◆ Records supplied:
-- BEGIN --

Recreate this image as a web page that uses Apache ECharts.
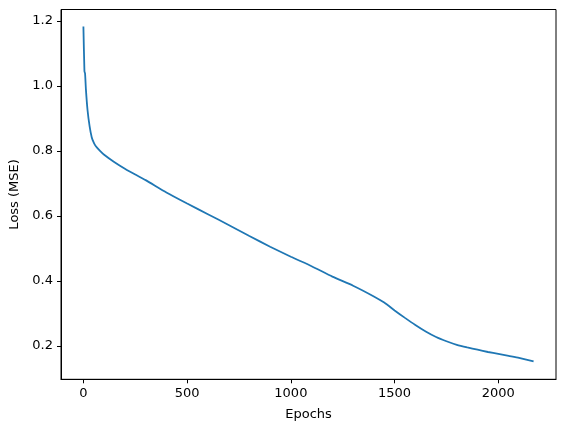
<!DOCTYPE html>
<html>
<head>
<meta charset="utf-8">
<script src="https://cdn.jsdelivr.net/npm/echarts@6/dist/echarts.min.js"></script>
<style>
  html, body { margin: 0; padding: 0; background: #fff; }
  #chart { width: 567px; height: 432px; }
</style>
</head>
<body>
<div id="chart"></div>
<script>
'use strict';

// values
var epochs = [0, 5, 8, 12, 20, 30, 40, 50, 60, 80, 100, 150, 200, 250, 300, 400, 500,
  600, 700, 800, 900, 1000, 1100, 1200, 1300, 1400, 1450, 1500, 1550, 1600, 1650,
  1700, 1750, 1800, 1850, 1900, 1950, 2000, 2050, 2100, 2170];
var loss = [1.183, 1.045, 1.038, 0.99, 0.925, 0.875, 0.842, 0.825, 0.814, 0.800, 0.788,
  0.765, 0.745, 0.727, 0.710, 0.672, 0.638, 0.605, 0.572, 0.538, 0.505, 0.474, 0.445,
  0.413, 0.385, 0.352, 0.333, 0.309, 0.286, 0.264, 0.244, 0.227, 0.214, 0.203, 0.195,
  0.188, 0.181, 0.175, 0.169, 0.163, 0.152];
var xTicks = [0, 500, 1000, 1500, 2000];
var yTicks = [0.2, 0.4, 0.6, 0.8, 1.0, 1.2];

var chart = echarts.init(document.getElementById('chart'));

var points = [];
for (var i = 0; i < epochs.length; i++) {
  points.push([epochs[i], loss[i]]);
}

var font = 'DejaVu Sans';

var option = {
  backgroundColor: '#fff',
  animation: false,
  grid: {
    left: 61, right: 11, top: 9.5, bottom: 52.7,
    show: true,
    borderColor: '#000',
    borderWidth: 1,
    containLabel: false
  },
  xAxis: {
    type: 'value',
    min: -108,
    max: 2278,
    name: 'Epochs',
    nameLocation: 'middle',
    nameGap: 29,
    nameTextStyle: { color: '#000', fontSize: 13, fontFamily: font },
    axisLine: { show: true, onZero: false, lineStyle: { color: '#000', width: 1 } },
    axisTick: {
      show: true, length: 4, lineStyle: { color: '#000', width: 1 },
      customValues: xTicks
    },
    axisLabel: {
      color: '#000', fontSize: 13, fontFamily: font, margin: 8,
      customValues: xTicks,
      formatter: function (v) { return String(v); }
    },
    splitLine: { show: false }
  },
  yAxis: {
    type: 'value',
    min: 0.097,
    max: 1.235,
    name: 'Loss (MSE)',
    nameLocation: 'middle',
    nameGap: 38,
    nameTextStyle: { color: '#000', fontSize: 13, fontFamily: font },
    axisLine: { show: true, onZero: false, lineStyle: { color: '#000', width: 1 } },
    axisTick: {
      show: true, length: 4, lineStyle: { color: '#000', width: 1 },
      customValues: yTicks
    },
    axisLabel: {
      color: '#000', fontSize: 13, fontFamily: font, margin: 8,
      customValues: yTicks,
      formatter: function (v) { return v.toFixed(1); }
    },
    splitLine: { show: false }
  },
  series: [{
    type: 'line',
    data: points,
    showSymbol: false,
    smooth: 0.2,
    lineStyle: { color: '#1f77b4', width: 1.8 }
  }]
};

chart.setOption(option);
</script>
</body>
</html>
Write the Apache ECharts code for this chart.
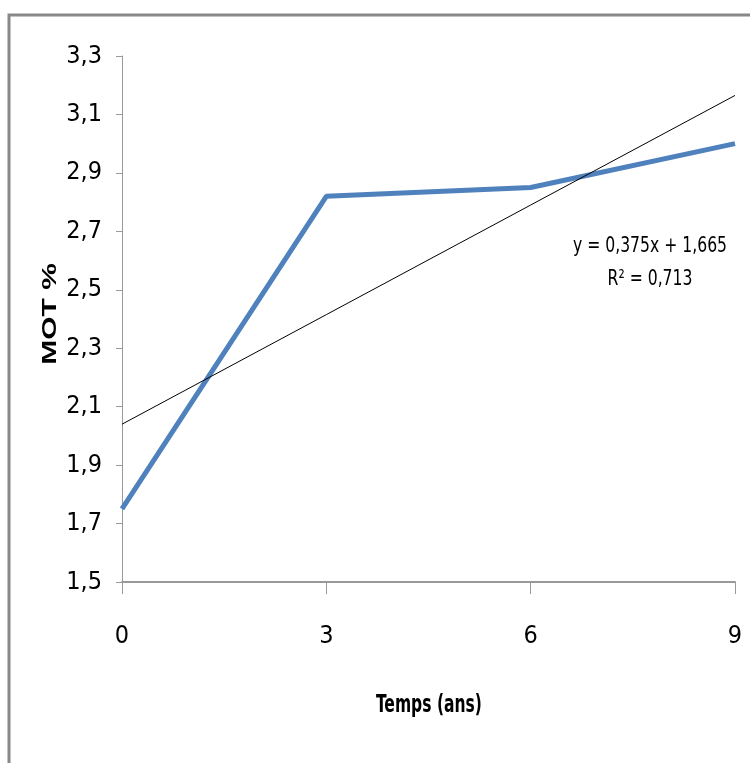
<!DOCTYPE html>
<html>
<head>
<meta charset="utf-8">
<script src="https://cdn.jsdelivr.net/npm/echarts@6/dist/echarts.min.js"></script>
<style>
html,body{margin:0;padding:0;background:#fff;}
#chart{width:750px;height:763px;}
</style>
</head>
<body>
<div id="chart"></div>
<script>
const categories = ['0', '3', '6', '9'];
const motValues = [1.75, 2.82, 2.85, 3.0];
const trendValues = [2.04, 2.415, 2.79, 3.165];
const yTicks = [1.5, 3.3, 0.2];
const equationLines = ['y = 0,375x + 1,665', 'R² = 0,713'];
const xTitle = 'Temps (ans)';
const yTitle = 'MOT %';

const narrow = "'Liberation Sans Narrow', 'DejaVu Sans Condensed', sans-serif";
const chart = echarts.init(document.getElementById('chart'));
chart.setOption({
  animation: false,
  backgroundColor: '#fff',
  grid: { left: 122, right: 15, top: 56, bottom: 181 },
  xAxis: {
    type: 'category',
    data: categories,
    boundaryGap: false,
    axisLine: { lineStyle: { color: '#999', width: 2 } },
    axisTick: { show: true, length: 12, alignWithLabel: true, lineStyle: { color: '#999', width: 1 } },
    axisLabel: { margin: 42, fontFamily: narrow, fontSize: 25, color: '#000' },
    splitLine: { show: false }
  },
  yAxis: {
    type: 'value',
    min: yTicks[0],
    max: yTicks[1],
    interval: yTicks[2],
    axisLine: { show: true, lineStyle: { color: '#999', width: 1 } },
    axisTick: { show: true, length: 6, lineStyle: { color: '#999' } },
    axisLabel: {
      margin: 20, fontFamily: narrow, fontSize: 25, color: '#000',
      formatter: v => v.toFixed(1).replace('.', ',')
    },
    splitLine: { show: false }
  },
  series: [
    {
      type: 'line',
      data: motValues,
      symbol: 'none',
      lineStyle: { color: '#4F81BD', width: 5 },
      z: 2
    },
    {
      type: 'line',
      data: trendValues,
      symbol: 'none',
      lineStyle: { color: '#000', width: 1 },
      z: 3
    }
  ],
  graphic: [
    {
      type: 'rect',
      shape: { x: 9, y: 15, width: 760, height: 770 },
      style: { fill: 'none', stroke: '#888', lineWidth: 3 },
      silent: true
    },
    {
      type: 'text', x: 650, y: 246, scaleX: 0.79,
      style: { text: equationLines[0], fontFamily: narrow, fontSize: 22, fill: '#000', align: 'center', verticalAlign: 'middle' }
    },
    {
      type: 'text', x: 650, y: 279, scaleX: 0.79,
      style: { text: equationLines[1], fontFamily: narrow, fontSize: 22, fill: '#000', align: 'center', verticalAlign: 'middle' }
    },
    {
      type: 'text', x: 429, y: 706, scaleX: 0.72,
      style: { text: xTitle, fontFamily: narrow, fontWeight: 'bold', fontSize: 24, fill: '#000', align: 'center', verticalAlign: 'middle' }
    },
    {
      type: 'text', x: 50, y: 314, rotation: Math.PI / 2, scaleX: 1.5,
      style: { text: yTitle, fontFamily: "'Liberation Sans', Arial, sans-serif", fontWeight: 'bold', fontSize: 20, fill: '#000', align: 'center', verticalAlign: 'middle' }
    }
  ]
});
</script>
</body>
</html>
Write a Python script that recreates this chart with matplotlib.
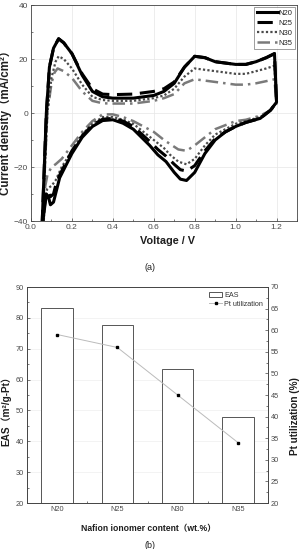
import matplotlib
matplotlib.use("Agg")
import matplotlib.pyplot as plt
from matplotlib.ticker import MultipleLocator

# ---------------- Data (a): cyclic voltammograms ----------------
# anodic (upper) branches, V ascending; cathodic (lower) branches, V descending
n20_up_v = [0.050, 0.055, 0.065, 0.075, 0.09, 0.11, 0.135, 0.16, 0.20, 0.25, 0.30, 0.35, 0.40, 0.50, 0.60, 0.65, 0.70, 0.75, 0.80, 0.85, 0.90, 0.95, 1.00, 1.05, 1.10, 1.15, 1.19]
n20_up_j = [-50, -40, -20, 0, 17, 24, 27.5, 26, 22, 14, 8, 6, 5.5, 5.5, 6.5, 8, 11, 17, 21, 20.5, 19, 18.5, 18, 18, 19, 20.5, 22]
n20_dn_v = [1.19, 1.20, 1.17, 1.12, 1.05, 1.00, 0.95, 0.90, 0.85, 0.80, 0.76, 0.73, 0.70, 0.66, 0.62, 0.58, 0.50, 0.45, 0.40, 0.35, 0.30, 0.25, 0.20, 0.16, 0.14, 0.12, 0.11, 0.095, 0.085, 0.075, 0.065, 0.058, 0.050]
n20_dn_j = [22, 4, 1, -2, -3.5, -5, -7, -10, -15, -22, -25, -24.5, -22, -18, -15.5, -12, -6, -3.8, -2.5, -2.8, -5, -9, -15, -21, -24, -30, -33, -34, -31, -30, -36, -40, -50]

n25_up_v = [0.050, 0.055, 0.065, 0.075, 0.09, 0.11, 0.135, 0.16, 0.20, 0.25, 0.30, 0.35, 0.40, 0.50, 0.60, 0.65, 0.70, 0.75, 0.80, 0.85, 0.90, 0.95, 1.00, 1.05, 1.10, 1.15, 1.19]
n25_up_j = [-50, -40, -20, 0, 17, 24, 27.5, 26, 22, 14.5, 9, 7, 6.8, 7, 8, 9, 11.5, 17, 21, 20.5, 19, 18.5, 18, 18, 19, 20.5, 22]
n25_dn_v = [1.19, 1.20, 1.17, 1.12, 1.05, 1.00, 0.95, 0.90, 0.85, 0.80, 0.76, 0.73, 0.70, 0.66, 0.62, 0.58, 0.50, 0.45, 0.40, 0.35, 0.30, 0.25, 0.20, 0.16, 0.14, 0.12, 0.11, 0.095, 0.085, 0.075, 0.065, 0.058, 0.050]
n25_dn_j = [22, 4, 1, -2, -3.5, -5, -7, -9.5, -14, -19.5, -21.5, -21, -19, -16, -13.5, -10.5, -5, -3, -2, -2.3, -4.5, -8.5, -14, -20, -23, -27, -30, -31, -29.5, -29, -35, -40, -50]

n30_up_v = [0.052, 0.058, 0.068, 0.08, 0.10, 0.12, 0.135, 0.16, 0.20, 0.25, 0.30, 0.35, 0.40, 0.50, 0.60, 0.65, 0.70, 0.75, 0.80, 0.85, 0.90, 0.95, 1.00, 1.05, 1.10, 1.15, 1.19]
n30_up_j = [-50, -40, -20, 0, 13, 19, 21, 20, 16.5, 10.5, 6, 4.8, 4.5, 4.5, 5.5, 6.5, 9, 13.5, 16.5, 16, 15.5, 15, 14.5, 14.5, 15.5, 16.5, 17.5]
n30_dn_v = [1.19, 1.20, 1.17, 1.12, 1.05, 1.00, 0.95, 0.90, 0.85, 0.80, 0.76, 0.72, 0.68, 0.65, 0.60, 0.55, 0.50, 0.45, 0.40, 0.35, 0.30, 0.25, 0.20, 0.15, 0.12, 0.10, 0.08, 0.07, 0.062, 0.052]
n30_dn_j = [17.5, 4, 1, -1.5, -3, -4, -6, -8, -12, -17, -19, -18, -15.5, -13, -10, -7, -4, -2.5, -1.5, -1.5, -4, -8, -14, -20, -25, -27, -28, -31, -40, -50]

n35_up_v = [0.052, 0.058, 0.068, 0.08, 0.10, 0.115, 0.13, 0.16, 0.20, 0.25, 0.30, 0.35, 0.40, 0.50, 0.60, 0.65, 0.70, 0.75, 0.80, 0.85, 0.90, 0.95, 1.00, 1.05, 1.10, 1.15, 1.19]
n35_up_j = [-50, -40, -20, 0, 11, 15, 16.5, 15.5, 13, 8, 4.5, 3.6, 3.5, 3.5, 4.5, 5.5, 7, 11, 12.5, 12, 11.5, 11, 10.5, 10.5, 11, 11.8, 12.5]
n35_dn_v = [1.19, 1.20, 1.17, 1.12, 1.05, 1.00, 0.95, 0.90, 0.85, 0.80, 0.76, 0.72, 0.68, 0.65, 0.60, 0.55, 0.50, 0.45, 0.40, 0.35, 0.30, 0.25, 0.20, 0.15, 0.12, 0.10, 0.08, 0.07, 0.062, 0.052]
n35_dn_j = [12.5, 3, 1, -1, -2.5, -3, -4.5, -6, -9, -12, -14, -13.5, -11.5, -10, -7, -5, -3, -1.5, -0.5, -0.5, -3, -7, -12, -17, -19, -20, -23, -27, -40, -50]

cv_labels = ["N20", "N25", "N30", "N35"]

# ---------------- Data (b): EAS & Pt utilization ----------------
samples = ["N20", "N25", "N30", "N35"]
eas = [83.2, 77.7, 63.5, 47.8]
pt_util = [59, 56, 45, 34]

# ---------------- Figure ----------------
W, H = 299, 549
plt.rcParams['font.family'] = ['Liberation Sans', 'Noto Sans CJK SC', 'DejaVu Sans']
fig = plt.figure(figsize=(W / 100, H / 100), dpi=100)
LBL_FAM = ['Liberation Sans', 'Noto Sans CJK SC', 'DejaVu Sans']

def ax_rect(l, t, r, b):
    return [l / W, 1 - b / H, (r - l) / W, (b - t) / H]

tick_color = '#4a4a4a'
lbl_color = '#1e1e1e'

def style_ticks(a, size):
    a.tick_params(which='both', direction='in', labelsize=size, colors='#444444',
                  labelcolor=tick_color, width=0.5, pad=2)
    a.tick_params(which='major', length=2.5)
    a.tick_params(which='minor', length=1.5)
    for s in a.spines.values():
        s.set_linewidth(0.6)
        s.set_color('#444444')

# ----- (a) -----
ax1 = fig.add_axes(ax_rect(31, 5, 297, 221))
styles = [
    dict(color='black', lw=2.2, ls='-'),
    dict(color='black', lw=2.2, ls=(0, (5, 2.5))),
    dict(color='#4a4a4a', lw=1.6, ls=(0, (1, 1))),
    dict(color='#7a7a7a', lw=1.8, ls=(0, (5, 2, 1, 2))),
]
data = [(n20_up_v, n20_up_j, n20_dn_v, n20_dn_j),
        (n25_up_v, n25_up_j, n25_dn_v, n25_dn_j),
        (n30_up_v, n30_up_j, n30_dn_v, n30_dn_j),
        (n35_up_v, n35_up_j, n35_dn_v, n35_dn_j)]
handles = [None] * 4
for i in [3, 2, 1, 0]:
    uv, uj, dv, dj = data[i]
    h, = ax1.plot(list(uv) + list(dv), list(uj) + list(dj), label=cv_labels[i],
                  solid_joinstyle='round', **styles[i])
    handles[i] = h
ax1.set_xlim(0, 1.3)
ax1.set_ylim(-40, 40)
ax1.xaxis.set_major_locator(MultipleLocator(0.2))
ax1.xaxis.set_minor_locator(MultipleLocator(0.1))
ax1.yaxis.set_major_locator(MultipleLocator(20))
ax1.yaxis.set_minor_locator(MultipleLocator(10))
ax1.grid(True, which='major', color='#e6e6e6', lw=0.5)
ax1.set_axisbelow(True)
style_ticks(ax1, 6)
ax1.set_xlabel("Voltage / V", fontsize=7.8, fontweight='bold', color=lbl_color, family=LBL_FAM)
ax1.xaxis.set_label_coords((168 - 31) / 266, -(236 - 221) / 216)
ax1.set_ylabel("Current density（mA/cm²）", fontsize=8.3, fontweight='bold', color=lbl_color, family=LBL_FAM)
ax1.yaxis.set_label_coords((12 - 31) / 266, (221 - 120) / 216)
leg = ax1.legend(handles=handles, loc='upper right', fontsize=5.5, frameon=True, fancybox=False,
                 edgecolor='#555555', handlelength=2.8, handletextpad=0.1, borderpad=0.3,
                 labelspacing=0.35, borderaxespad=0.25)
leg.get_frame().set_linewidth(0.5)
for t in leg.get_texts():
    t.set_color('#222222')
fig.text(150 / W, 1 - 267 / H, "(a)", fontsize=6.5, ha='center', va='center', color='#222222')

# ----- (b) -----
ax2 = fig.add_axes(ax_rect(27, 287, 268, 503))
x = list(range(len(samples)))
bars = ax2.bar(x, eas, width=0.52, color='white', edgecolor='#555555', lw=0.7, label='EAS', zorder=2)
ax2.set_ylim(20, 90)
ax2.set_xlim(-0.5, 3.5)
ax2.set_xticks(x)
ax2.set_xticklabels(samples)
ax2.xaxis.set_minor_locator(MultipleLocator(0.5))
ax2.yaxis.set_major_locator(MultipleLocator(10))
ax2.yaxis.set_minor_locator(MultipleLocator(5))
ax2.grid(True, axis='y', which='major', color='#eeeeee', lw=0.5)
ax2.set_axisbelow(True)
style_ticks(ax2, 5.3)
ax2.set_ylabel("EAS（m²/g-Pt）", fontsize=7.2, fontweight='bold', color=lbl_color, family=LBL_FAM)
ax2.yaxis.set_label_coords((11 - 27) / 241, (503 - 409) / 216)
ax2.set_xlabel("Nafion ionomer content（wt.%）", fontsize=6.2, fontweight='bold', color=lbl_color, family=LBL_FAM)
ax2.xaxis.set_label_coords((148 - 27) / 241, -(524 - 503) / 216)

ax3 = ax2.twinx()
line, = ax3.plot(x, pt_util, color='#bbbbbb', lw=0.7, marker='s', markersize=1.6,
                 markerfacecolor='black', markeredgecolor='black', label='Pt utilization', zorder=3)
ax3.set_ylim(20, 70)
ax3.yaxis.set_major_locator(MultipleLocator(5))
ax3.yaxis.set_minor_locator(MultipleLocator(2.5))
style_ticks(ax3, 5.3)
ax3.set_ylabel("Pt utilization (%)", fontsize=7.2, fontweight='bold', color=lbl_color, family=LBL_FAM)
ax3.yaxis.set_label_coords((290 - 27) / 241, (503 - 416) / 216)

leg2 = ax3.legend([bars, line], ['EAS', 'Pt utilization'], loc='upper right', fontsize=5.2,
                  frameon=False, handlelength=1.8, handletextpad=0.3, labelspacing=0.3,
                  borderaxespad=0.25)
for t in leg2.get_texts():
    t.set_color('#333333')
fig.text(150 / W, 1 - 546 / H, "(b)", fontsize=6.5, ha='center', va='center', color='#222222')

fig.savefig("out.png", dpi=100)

-- END --

◆ Exercise directions: Repeat the listing above up to and including the line with "var font = 'DejaVu Sans';", starting from its first line. Drop any pictures.

◆ Answer for the task:
Recreate this image as a web page that uses Apache ECharts.
<!DOCTYPE html>
<html>
<head>
<meta charset="utf-8">
<script src="https://cdn.jsdelivr.net/npm/echarts@6/dist/echarts.min.js"></script>
<style>
  html, body { margin: 0; padding: 0; background: #fff; }
  #chart { width: 567px; height: 432px; }
</style>
</head>
<body>
<div id="chart"></div>
<script>
'use strict';

// values
var epochs = [0, 5, 8, 12, 20, 30, 40, 50, 60, 80, 100, 150, 200, 250, 300, 400, 500,
  600, 700, 800, 900, 1000, 1100, 1200, 1300, 1400, 1450, 1500, 1550, 1600, 1650,
  1700, 1750, 1800, 1850, 1900, 1950, 2000, 2050, 2100, 2170];
var loss = [1.183, 1.045, 1.038, 0.99, 0.925, 0.875, 0.842, 0.825, 0.814, 0.800, 0.788,
  0.765, 0.745, 0.727, 0.710, 0.672, 0.638, 0.605, 0.572, 0.538, 0.505, 0.474, 0.445,
  0.413, 0.385, 0.352, 0.333, 0.309, 0.286, 0.264, 0.244, 0.227, 0.214, 0.203, 0.195,
  0.188, 0.181, 0.175, 0.169, 0.163, 0.152];
var xTicks = [0, 500, 1000, 1500, 2000];
var yTicks = [0.2, 0.4, 0.6, 0.8, 1.0, 1.2];

var chart = echarts.init(document.getElementById('chart'));

var points = [];
for (var i = 0; i < epochs.length; i++) {
  points.push([epochs[i], loss[i]]);
}

var font = 'DejaVu Sans';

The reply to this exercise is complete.